À ce stade, il ne s’agit évidemment pas d’un véhicule complètement autonome, mais il peut quand même faire preuve d’une certaine forme d’autonomie en déterminant s’il est préférable qu’il prenne lui-même le contrôle de la conduite de manière temporaire. Nous parlons alors d’une autonomie de niveau 3 sur 5 (5 étant l’autonomie complète). Si de tels systèmes prouvent leur efficacité, il serait alors possible que le véhicule complètement autonome fasse un important retour en force.

Toutefois, autant de tels systèmes intelligents promettent d’améliorer la sécurité routière, autant ils soulèvent certains enjeux éthiques liés à la protection des données personnelles, à la protection de la vie privée et à la possibilité offerte aux individus de se soustraire de l’utilisation de tels systèmes.

D’abord, la manière dont les données collectées par ces systèmes intelligents seront traitées n’est pas clairement énoncée par les fabricants de ces véhicules intelligents. Est-ce que les données liées à la reconnaissance faciale comme telles seront de facto protégées? Si oui, comment le seront-elles? Est-il possible que ces données soient piratées dans le but d’être utilisées, justement, pour déverrouiller certains appareils qui utilisent la reconnaissance faciale? De telles questions soulèvent des enjeux éthiques liés à la protection des données personnelles.

De plus, il n’est pas garanti, du moins pour le moment, que des tiers ne puissent avoir accès à ces données. Par exemple, des compagnies d’assurances pourraient demander d’avoir accès aux données récoltées sur la conduite automobile de leurs clients par ces systèmes intelligents, et ceci dans le but d’ajuster les primes d’assurances. Un tel partage des données, surtout sans le consentement des conducteurs, peut poser une atteinte à la vie privée de ceux-ci. Évidemment, il est possible que les blessures et les morts évitées par l’augmentation de la sécurité routière justifient cette intrusion dans la vie privée des conducteurs.

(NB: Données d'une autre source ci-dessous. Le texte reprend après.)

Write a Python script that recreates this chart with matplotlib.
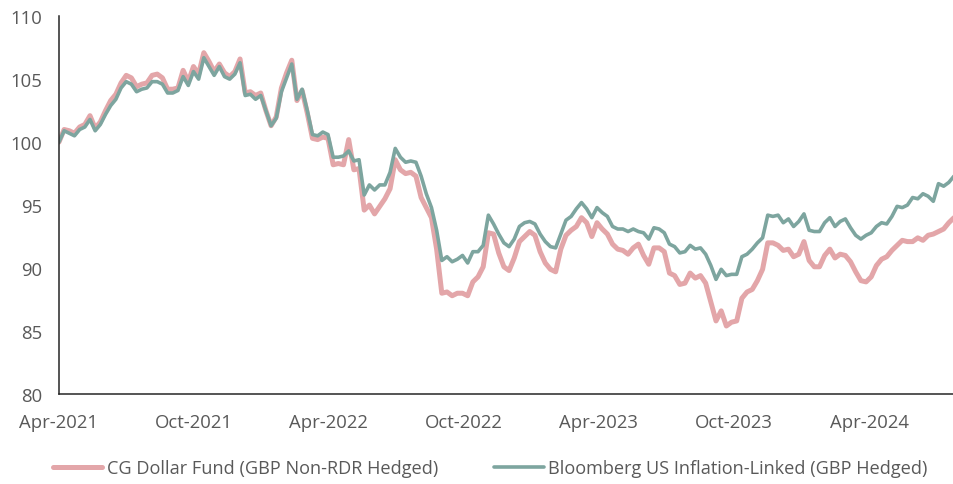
import matplotlib
matplotlib.use("Agg")
import matplotlib.pyplot as plt
import matplotlib.dates as mdates
import pandas as pd

# weekly values, rebased to 100 at 1 Apr 2021
start_date = "2021-04-01"

bench = [100.0, 100.9, 100.7, 100.5, 101.0, 101.2, 101.8, 100.9, 101.4, 102.2,
         102.9, 103.4, 104.3, 104.8, 104.6, 104.0, 104.2, 104.3, 104.8, 104.8,
         104.6, 103.9, 103.9, 104.1, 105.2, 104.5, 105.6, 105.0, 106.7, 106.0,
         105.3, 106.0, 105.2, 105.0, 105.4, 106.3, 103.7, 103.8, 103.4, 103.7,
         102.5, 101.3, 101.9, 104.0, 105.1, 106.2, 103.4, 104.2, 102.5, 100.6,
         100.5, 100.8, 100.6, 98.8, 98.8, 98.9, 99.3, 98.5, 98.6, 95.8,
         96.6, 96.2, 96.6, 96.6, 97.6, 99.5, 98.8, 98.4, 98.5, 98.4,
         97.3, 95.9, 94.8, 93.0, 90.6, 90.9, 90.5, 90.7, 91.0, 90.4,
         91.3, 91.3, 91.8, 94.2, 93.5, 92.7, 92.0, 91.7, 92.3, 93.3,
         93.6, 93.7, 93.5, 92.7, 92.1, 91.7, 91.6, 92.7, 93.8, 94.1,
         94.7, 95.2, 94.7, 94.0, 94.8, 94.4, 94.1, 93.3, 93.1, 93.1,
         92.9, 93.1, 92.9, 92.8, 92.3, 93.2, 93.1, 92.8, 91.9, 91.7,
         91.2, 91.3, 91.8, 91.5, 91.6, 91.1, 90.2, 89.1, 89.9, 89.4,
         89.5, 89.5, 90.9, 91.1, 91.5, 92.0, 92.4, 94.2, 94.1, 94.2,
         93.6, 93.9, 93.3, 93.7, 94.3, 93.0, 92.9, 92.9, 93.6, 94.0,
         93.3, 93.7, 93.9, 93.2, 92.6, 92.3, 92.6, 92.8, 93.3, 93.6,
         93.5, 94.1, 94.9, 94.8, 95.0, 95.6, 95.5, 95.9, 95.7, 95.3,
         96.7, 96.5, 96.8, 97.3]

fund = [100.0, 101.0, 100.9, 100.7, 101.2, 101.4, 102.1, 101.1, 101.6, 102.5,
        103.3, 103.8, 104.7, 105.3, 105.1, 104.4, 104.6, 104.7, 105.3, 105.4,
        105.1, 104.2, 104.2, 104.3, 105.7, 104.8, 106.0, 105.4, 107.1, 106.4,
        105.6, 106.2, 105.5, 105.2, 105.6, 106.6, 103.9, 104.0, 103.7, 103.9,
        102.5, 101.3, 102.0, 104.3, 105.5, 106.5, 103.3, 104.1, 102.3, 100.3,
        100.2, 100.4, 100.3, 98.2, 98.3, 98.2, 100.2, 97.8, 97.9, 94.6,
        95.0, 94.3, 94.9, 95.5, 96.3, 98.6, 97.8, 97.5, 97.6, 97.3,
        95.6, 94.8, 94.0, 91.5, 88.0, 88.1, 87.8, 88.0, 88.0, 87.8,
        88.9, 89.3, 90.1, 92.8, 92.7, 91.2, 90.1, 89.8, 90.8, 92.1,
        92.5, 92.9, 92.6, 91.3, 90.4, 89.9, 89.7, 91.5, 92.6, 93.0,
        93.3, 94.0, 93.6, 92.5, 93.6, 93.1, 92.7, 91.9, 91.5, 91.4,
        91.1, 91.6, 91.9, 91.0, 90.3, 91.6, 91.6, 91.3, 89.6, 89.4,
        88.7, 88.8, 89.6, 89.2, 89.4, 88.8, 87.3, 85.8, 86.6, 85.4,
        85.7, 85.8, 87.6, 88.1, 88.3, 89.0, 89.9, 92.0, 92.0, 91.8,
        91.4, 91.5, 90.9, 91.1, 92.1, 90.6, 90.1, 90.1, 91.0, 91.5,
        90.8, 91.1, 91.0, 90.5, 89.7, 89.0, 88.9, 89.3, 90.2, 90.7,
        90.9, 91.4, 91.8, 92.2, 92.1, 92.1, 92.4, 92.2, 92.6, 92.7,
        92.9, 93.1, 93.6, 94.0]

series_names = ["CG Dollar Fund (GBP Non-RDR Hedged)",
                "Bloomberg US Inflation-Linked (GBP Hedged)"]
tick_dates = ["2021-04-01", "2021-10-01", "2022-04-01", "2022-10-01",
              "2023-04-01", "2023-10-01", "2024-04-01"]

dates = pd.date_range(start_date, periods=len(fund), freq="7D")

plt.rcParams["font.family"] = ["Open Sans", "DejaVu Sans"]
txt_col = "#595959"

fig = plt.figure(figsize=(9.54, 4.85), dpi=100)
ax = fig.add_axes([0.0618, 0.1856, 0.9382, 0.779])

ax.plot(dates, fund, color="#e3a6a9", lw=3.6, solid_capstyle="round",
        label=series_names[0])
ax.plot(dates, bench, color="#7da59f", lw=2.6, solid_capstyle="round",
        label=series_names[1])

ax.set_ylim(80, 110)
ax.set_yticks(range(80, 111, 5))
ax.set_xlim(dates[0], dates[-1])
ax.set_xticks(pd.to_datetime(tick_dates))
ax.xaxis.set_major_formatter(mdates.DateFormatter("%b-%Y"))

for side in ["top", "right"]:
    ax.spines[side].set_visible(False)
for side in ["left", "bottom"]:
    ax.spines[side].set_color("#262626")
    ax.spines[side].set_linewidth(1.1)

ax.tick_params(axis="both", length=0, labelsize=13.3, colors=txt_col)
ax.tick_params(axis="y", pad=12)
ax.tick_params(axis="x", pad=14)
for lbl in ax.get_xticklabels() + ax.get_yticklabels():
    lbl.set_color(txt_col)

fig.legend(loc="center", bbox_to_anchor=(0.514, 0.033), ncol=2, frameon=False,
           fontsize=13.1, handlelength=2.7, handletextpad=0.25, columnspacing=3.1,
           labelcolor=txt_col)

fig.savefig("out.png", dpi=100)
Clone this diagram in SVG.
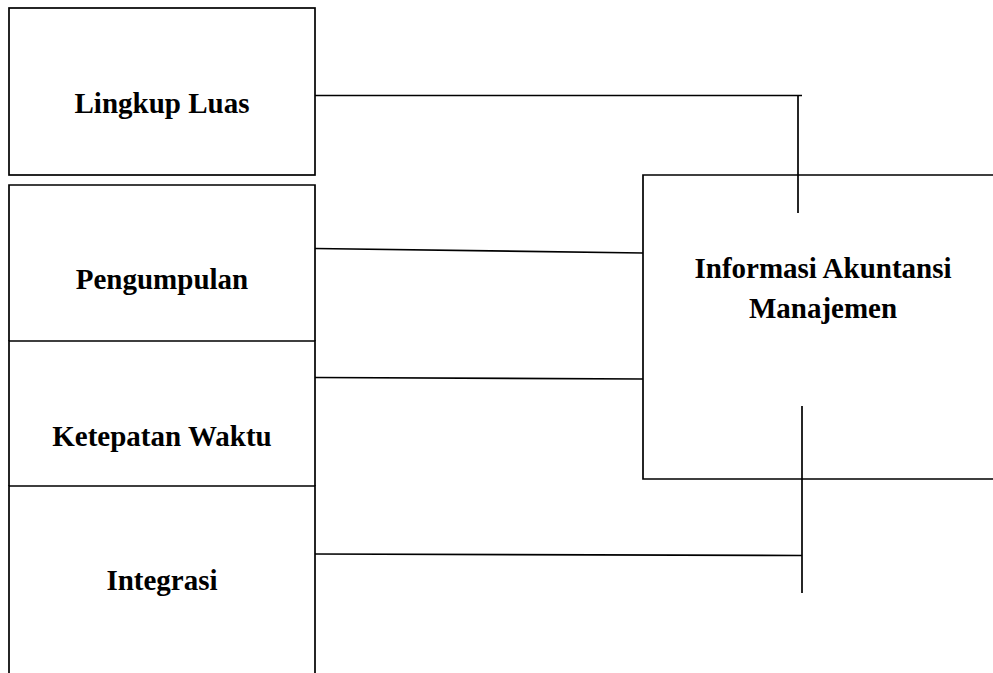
<svg xmlns="http://www.w3.org/2000/svg" width="993" height="673" viewBox="0 0 993 673">
<style>
.b{fill:none;stroke:#000;stroke-width:1.7}
.c{fill:none;stroke:#000;stroke-width:1.7}
text{font-family:"Liberation Serif","Times New Roman",serif;font-weight:bold;font-size:29px;fill:#000;text-anchor:middle}
</style>
<rect width="993" height="673" fill="#fff"/>
<g id="lingkup">
<rect class="b" x="9" y="8" width="306" height="167"/>
<text x="162" y="113">Lingkup Luas</text>
</g>
<g id="pengumpulan">
<path class="b" d="M9,341 V185 H315 V341"/>
<text x="162" y="289">Pengumpulan</text>
</g>
<g id="ketepatan">
<path class="b" d="M9,486 V341 H315 V486"/>
<text x="162" y="446">Ketepatan Waktu</text>
</g>
<g id="integrasi">
<path class="b" d="M9,673 V486 H315 V673"/>
<text x="162" y="590">Integrasi</text>
</g>
<g id="informasi">
<path class="b" d="M993,175 H643 V479 H993"/>
<text x="823" y="278">Informasi Akuntansi</text>
<text x="823" y="318">Manajemen</text>
</g>
<g id="connectors">
<path class="c" d="M315,95.5 H802"/>
<path class="c" d="M798,95.5 V213"/>
<path class="c" d="M315,248.5 L643,253"/>
<path class="c" d="M315,377.5 L643,379"/>
<path class="c" d="M315,554 L802,555.5"/>
<path class="c" d="M802,406 V593"/>
</g>
</svg>
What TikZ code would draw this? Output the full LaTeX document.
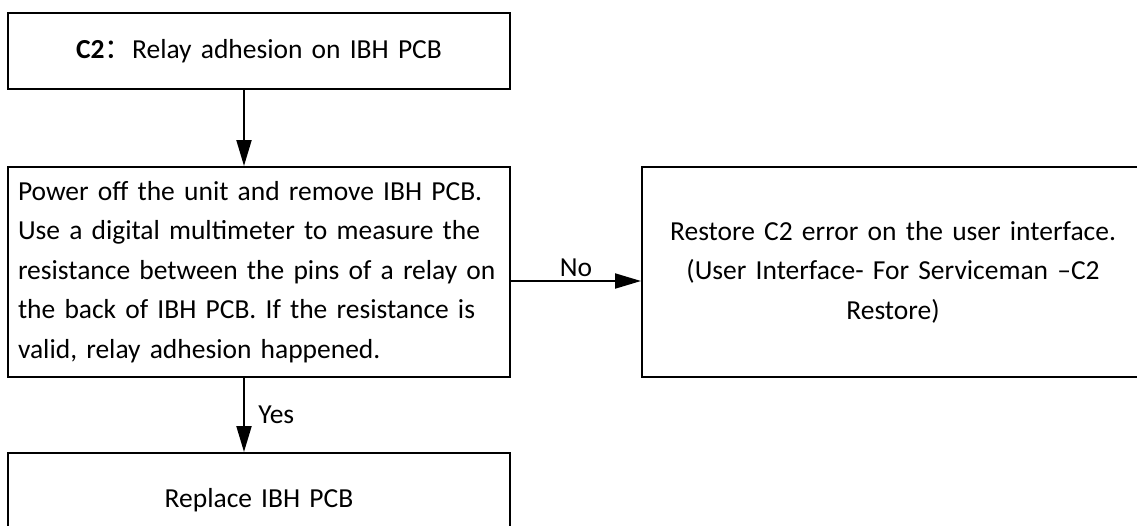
\documentclass[tikz,border=0pt]{standalone}
\usepackage{fontspec}
\setmainfont{Carlito}
\newfontfamily\cjk{Noto Sans CJK SC}
\usetikzlibrary{arrows.meta}
\begin{document}
\begin{tikzpicture}[x=1pt,y=-1pt,
    box/.style={draw,line width=2pt,minimum width=502pt,inner sep=6pt,
        text width=490pt,font={\fontsize{27.5}{39.5}\selectfont}},
    link/.style={line width=2pt,-{Triangle[length=26pt,width=15pt]}},
    tag/.style={font={\fontsize{27.5}{32}\selectfont}}]
            \def\bx{259}
            \def\rx{893}
            \useasboundingbox (0,0) rectangle (1137,525);
            \node[box,align=center,minimum height=76pt] (fault) at (\bx,51)
                {\textbf{C2}{\cjk ：}Relay adhesion on IBH PCB};
            \node[box,align=left,minimum height=210pt] (check) at (\bx,272)
                {\hspace{4pt}Power off the unit and remove IBH PCB.\\
                 \hspace{4pt}Use a digital multimeter to measure the\\
                 \hspace{4pt}resistance between the pins of a relay on\\
                 \hspace{4pt}the back of IBH PCB. If the resistance is\\
                 \hspace{4pt}valid, relay adhesion happened.};
            \node[box,align=center,minimum height=210pt] (restore) at (\rx,272)
                {Restore C2 error on the user interface.\\
                 (User Interface- For Serviceman --C2\\
                 Restore)};
            \node[box,align=center,minimum height=94pt] (replace) at (\bx,500)
                {Replace IBH PCB};
            \draw[link] ([xshift=-15pt]fault.south)--([xshift=-15pt]check.north);
            \draw[link]
                ([yshift=-9pt]check.east)--([yshift=-9pt]restore.west)
                node[midway,above,tag] {No};
            \draw[link]
                ([xshift=-15pt]check.south)--([xshift=-15pt]replace.north)
                node[midway,right=10pt,tag] {Yes};
            \end{tikzpicture}
\end{document}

Finalement, devant l’introduction de ces systèmes « intrusifs », il semble important que les conducteurs puissent avoir la possibilité de se soustraire ou de se désengager de tels systèmes. En d’autres mots, dans le but de préserver la liberté de choix des individus, il semble impératif que ceux-ci puissent avoir la possibilité de cesser d’utiliser, ou tout simplement de décider de ne jamais utiliser ces systèmes intrusifs.

Évidemment, dans la mesure où ces systèmes seront offerts, du moins pour les prochaines années, sur des modèles de voitures luxueuses, il sera toujours possible pour un individu de choisir d’acheter un véhicule qui ne propose pas de tels systèmes intelligents. Néanmoins, advenant la situation où de tels systèmes pourraient devenir la norme (et pas seulement dans les automobiles), il semble important de réfléchir aux modalités pour pouvoir faire le choix de se retirer de l’emprise de ces systèmes, considérant que ceux-ci collectent des données qui peuvent porter atteinte à la vie privée et à l’intimité des individus.